→ SUPPLIED MATERIAL:
========================

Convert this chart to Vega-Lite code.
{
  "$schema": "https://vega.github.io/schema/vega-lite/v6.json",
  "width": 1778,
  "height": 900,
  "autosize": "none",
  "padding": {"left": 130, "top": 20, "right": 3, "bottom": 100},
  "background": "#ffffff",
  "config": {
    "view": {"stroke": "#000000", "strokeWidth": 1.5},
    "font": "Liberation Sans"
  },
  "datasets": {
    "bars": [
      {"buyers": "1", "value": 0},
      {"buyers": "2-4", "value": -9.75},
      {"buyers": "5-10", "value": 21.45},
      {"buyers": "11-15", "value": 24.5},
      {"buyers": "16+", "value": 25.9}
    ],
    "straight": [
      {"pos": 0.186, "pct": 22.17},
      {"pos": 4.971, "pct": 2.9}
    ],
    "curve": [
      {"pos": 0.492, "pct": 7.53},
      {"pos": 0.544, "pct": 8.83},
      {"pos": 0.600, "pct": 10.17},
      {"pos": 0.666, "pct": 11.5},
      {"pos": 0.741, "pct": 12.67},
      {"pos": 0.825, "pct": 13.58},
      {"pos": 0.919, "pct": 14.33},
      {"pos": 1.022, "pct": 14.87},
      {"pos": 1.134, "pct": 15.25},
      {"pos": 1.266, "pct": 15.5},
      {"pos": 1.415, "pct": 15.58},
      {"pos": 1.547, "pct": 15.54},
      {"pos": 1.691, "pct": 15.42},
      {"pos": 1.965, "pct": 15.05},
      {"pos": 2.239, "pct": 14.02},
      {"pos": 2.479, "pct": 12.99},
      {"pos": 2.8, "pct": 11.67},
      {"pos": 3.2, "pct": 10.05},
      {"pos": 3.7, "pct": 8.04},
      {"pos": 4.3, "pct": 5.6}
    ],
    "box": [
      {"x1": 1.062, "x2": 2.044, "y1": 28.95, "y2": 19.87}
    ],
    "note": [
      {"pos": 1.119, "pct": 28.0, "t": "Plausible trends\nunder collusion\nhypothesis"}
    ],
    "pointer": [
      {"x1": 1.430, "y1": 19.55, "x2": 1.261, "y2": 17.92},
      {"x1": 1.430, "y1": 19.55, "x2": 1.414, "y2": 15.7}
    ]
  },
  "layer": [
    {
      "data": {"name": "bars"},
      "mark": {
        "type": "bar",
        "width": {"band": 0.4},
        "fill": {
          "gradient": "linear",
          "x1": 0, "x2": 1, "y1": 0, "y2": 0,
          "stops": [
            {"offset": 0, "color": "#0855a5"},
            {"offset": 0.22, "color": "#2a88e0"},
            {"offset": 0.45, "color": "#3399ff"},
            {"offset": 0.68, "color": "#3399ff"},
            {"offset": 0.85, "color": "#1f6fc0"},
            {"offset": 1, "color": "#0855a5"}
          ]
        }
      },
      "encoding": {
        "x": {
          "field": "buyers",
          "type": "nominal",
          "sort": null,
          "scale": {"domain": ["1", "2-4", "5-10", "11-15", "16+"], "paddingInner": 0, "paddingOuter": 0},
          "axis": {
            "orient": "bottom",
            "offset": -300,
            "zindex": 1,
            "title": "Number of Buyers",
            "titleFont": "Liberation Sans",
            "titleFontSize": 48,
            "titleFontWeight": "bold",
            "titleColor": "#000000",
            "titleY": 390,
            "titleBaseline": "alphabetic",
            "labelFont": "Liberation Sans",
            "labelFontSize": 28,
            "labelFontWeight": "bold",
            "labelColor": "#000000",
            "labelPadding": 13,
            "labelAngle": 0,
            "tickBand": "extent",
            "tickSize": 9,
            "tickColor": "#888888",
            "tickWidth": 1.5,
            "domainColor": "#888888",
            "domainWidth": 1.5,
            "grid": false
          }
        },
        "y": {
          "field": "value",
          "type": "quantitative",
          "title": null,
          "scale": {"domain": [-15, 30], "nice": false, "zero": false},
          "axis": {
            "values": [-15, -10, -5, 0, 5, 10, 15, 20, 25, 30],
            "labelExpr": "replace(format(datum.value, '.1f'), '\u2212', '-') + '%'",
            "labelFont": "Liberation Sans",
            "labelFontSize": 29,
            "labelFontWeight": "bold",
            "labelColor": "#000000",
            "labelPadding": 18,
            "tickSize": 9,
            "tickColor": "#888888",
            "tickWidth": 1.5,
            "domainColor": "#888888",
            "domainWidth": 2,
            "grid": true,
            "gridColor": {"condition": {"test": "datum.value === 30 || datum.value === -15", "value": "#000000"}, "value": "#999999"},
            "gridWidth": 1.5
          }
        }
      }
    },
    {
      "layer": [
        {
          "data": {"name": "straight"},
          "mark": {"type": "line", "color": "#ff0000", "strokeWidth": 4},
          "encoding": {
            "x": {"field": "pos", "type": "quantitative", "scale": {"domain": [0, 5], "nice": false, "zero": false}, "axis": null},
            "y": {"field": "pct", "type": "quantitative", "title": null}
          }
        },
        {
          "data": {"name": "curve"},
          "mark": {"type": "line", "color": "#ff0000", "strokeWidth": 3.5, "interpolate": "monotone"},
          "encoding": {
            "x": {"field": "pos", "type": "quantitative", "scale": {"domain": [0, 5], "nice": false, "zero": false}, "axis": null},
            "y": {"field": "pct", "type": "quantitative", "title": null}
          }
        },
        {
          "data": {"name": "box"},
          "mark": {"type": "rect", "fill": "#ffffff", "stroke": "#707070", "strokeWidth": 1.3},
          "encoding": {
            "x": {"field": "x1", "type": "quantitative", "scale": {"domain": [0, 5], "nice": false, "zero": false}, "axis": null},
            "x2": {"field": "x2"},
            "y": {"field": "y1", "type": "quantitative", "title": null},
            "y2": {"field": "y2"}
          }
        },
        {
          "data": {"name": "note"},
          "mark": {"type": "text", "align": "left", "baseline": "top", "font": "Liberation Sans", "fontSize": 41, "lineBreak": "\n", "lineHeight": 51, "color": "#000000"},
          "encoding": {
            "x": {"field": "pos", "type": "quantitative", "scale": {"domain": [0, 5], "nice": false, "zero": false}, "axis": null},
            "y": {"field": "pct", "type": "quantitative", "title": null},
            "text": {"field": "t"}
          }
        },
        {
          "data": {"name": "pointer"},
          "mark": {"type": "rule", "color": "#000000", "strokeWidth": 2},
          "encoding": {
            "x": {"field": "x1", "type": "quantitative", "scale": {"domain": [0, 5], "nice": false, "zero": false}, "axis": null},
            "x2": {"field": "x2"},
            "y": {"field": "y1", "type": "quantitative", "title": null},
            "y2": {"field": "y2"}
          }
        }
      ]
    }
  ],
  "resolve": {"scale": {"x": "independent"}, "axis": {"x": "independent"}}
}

========================

→ STATED EXERCISE:
Write the complete data out, exactly as above.

→ WRITTEN RESPONSE:
Convert this chart to Vega-Lite code.
{
  "$schema": "https://vega.github.io/schema/vega-lite/v6.json",
  "width": 1778,
  "height": 900,
  "autosize": "none",
  "padding": {"left": 130, "top": 20, "right": 3, "bottom": 100},
  "background": "#ffffff",
  "config": {
    "view": {"stroke": "#000000", "strokeWidth": 1.5},
    "font": "Liberation Sans"
  },
  "datasets": {
    "bars": [
      {"buyers": "1", "value": 0},
      {"buyers": "2-4", "value": -9.75},
      {"buyers": "5-10", "value": 21.45},
      {"buyers": "11-15", "value": 24.5},
      {"buyers": "16+", "value": 25.9}
    ],
    "straight": [
      {"pos": 0.186, "pct": 22.17},
      {"pos": 4.971, "pct": 2.9}
    ],
    "curve": [
      {"pos": 0.492, "pct": 7.53},
      {"pos": 0.544, "pct": 8.83},
      {"pos": 0.600, "pct": 10.17},
      {"pos": 0.666, "pct": 11.5},
      {"pos": 0.741, "pct": 12.67},
      {"pos": 0.825, "pct": 13.58},
      {"pos": 0.919, "pct": 14.33},
      {"pos": 1.022, "pct": 14.87},
      {"pos": 1.134, "pct": 15.25},
      {"pos": 1.266, "pct": 15.5},
      {"pos": 1.415, "pct": 15.58},
      {"pos": 1.547, "pct": 15.54},
      {"pos": 1.691, "pct": 15.42},
      {"pos": 1.965, "pct": 15.05},
      {"pos": 2.239, "pct": 14.02},
      {"pos": 2.479, "pct": 12.99},
      {"pos": 2.8, "pct": 11.67},
      {"pos": 3.2, "pct": 10.05},
      {"pos": 3.7, "pct": 8.04},
      {"pos": 4.3, "pct": 5.6}
    ],
    "box": [
      {"x1": 1.062, "x2": 2.044, "y1": 28.95, "y2": 19.87}
    ],
    "note": [
      {"pos": 1.119, "pct": 28.0, "t": "Plausible trends\nunder collusion\nhypothesis"}
    ],
    "pointer": [
      {"x1": 1.430, "y1": 19.55, "x2": 1.261, "y2": 17.92},
      {"x1": 1.430, "y1": 19.55, "x2": 1.414, "y2": 15.7}
    ]
  },
  "layer": [
    {
      "data": {"name": "bars"},
      "mark": {
        "type": "bar",
        "width": {"band": 0.4},
        "fill": {
          "gradient": "linear",
          "x1": 0, "x2": 1, "y1": 0, "y2": 0,
          "stops": [
            {"offset": 0, "color": "#0855a5"},
            {"offset": 0.22, "color": "#2a88e0"},
            {"offset": 0.45, "color": "#3399ff"},
            {"offset": 0.68, "color": "#3399ff"},
            {"offset": 0.85, "color": "#1f6fc0"},
            {"offset": 1, "color": "#0855a5"}
          ]
        }
      },
      "encoding": {
        "x": {
          "field": "buyers",
          "type": "nominal",
          "sort": null,
          "scale": {"domain": ["1", "2-4", "5-10", "11-15", "16+"], "paddingInner": 0, "paddingOuter": 0},
          "axis": {
            "orient": "bottom",
            "offset": -300,
            "zindex": 1,
            "title": "Number of Buyers",
            "titleFont": "Liberation Sans",
            "titleFontSize": 48,
            "titleFontWeight": "bold",
            "titleColor": "#000000",
            "titleY": 390,
            "titleBaseline": "alphabetic",
            "labelFont": "Liberation Sans",
            "labelFontSize": 28,
            "labelFontWeight": "bold",
            "labelColor": "#000000",
            "labelPadding": 13,
            "labelAngle": 0,
            "tickBand": "extent",
            "tickSize": 9,
            "tickColor": "#888888",
            "tickWidth": 1.5,
            "domainColor": "#888888",
            "domainWidth": 1.5,
            "grid": false
          }
        },
        "y": {
          "field": "value",
          "type": "quantitative",
          "title": null,
          "scale": {"domain": [-15, 30], "nice": false, "zero": false},
          "axis": {
            "values": [-15, -10, -5, 0, 5, 10, 15, 20, 25, 30],
            "labelExpr": "replace(format(datum.value, '.1f'), '\u2212', '-') + '%'",
            "labelFont": "Liberation Sans",
            "labelFontSize": 29,
            "labelFontWeight": "bold",
            "labelColor": "#000000",
            "labelPadding": 18,
            "tickSize": 9,
            "tickColor": "#888888",
            "tickWidth": 1.5,
            "domainColor": "#888888",
            "domainWidth": 2,
            "grid": true,
            "gridColor": {"condition": {"test": "datum.value === 30 || datum.value === -15", "value": "#000000"}, "value": "#999999"},
            "gridWidth": 1.5
          }
        }
      }
    },
    {
      "layer": [
        {
          "data": {"name": "straight"},
          "mark": {"type": "line", "color": "#ff0000", "strokeWidth": 4},
          "encoding": {
            "x": {"field": "pos", "type": "quantitative", "scale": {"domain": [0, 5], "nice": false, "zero": false}, "axis": null},
            "y": {"field": "pct", "type": "quantitative", "title": null}
          }
        },
        {
          "data": {"name": "curve"},
          "mark": {"type": "line", "color": "#ff0000", "strokeWidth": 3.5, "interpolate": "monotone"},
          "encoding": {
            "x": {"field": "pos", "type": "quantitative", "scale": {"domain": [0, 5], "nice": false, "zero": false}, "axis": null},
            "y": {"field": "pct", "type": "quantitative", "title": null}
          }
        },
        {
          "data": {"name": "box"},
          "mark": {"type": "rect", "fill": "#ffffff", "stroke": "#707070", "strokeWidth": 1.3},
          "encoding": {
            "x": {"field": "x1", "type": "quantitative", "scale": {"domain": [0, 5], "nice": false, "zero": false}, "axis": null},
            "x2": {"field": "x2"},
            "y": {"field": "y1", "type": "quantitative", "title": null},
            "y2": {"field": "y2"}
          }
        },
        {
          "data": {"name": "note"},
          "mark": {"type": "text", "align": "left", "baseline": "top", "font": "Liberation Sans", "fontSize": 41, "lineBreak": "\n", "lineHeight": 51, "color": "#000000"},
          "encoding": {
            "x": {"field": "pos", "type": "quantitative", "scale": {"domain": [0, 5], "nice": false, "zero": false}, "axis": null},
            "y": {"field": "pct", "type": "quantitative", "title": null},
            "text": {"field": "t"}
          }
        },
        {
          "data": {"name": "pointer"},
          "mark": {"type": "rule", "color": "#000000", "strokeWidth": 2},
          "encoding": {
            "x": {"field": "x1", "type": "quantitative", "scale": {"domain": [0, 5], "nice": false, "zero": false}, "axis": null},
            "x2": {"field": "x2"},
            "y": {"field": "y1", "type": "quantitative", "title": null},
            "y2": {"field": "y2"}
          }
        }
      ]
    }
  ],
  "resolve": {"scale": {"x": "independent"}, "axis": {"x": "independent"}}
}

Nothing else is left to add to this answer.